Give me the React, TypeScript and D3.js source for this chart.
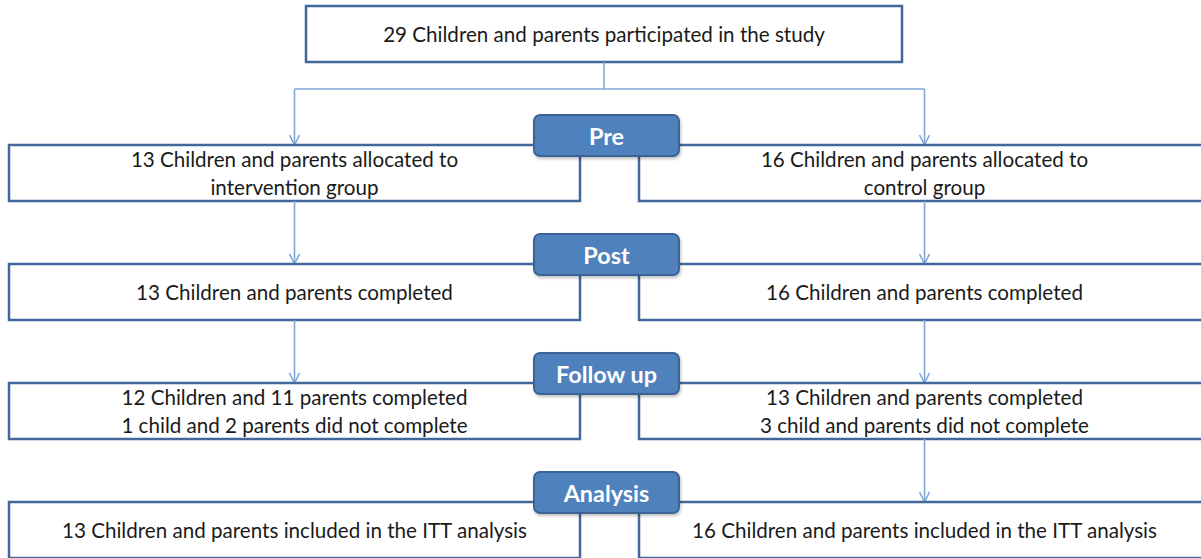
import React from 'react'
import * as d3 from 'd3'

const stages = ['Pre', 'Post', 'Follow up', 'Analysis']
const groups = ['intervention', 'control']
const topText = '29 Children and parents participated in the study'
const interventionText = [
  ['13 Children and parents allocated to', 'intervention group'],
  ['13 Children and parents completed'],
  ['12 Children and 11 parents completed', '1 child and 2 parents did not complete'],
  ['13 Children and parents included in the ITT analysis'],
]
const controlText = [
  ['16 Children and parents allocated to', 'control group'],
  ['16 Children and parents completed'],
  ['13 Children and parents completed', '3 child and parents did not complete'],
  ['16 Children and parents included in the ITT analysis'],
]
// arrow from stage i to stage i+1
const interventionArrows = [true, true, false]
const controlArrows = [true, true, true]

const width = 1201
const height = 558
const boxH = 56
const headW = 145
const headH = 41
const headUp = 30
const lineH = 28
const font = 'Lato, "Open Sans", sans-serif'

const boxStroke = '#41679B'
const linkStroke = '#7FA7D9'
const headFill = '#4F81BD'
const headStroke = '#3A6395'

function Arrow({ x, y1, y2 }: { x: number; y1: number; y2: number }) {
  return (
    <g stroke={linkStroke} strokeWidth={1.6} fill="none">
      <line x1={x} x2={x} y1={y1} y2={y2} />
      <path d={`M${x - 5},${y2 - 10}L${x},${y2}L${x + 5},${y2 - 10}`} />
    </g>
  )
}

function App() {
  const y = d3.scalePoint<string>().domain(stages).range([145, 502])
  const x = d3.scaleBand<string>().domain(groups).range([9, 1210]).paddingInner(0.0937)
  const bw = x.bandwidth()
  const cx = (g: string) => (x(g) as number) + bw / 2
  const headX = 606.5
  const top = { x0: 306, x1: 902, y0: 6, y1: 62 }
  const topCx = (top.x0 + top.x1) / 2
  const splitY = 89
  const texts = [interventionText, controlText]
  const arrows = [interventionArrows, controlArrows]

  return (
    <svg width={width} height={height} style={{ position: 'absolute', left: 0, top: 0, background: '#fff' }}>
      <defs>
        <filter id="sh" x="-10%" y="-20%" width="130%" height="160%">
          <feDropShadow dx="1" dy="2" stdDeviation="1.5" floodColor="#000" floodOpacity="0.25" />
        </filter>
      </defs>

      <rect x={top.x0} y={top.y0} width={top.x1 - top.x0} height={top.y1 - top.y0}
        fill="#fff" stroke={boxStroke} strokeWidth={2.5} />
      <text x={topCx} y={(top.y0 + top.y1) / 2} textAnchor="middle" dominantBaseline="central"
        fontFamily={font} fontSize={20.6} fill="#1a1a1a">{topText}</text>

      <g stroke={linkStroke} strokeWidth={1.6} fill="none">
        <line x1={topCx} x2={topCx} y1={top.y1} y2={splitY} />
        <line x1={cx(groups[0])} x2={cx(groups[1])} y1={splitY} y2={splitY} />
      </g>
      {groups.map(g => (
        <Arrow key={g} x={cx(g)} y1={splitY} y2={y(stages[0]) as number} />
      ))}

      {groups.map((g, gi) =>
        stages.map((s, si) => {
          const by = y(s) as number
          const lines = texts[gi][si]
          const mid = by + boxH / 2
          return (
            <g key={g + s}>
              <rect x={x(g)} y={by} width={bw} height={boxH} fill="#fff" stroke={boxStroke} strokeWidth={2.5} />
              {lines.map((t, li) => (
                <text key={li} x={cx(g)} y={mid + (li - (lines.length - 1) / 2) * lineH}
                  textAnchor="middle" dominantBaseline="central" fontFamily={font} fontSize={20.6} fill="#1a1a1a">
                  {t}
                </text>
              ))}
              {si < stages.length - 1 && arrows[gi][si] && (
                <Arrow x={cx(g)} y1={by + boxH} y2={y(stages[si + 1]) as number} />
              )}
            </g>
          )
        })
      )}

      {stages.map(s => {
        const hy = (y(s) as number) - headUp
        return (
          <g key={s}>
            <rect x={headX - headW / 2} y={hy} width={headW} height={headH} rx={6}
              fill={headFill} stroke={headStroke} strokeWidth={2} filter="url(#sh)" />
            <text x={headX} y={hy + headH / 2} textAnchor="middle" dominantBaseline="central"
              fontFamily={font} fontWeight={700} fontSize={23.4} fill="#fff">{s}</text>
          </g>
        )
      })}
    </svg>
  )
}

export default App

*EXERCISE DIRECTIONS*: Pick out every line above that holds the word "React" and copy it.

*FULL SOLUTION*:
Give me the React, TypeScript and D3.js source for this chart.
import React from 'react'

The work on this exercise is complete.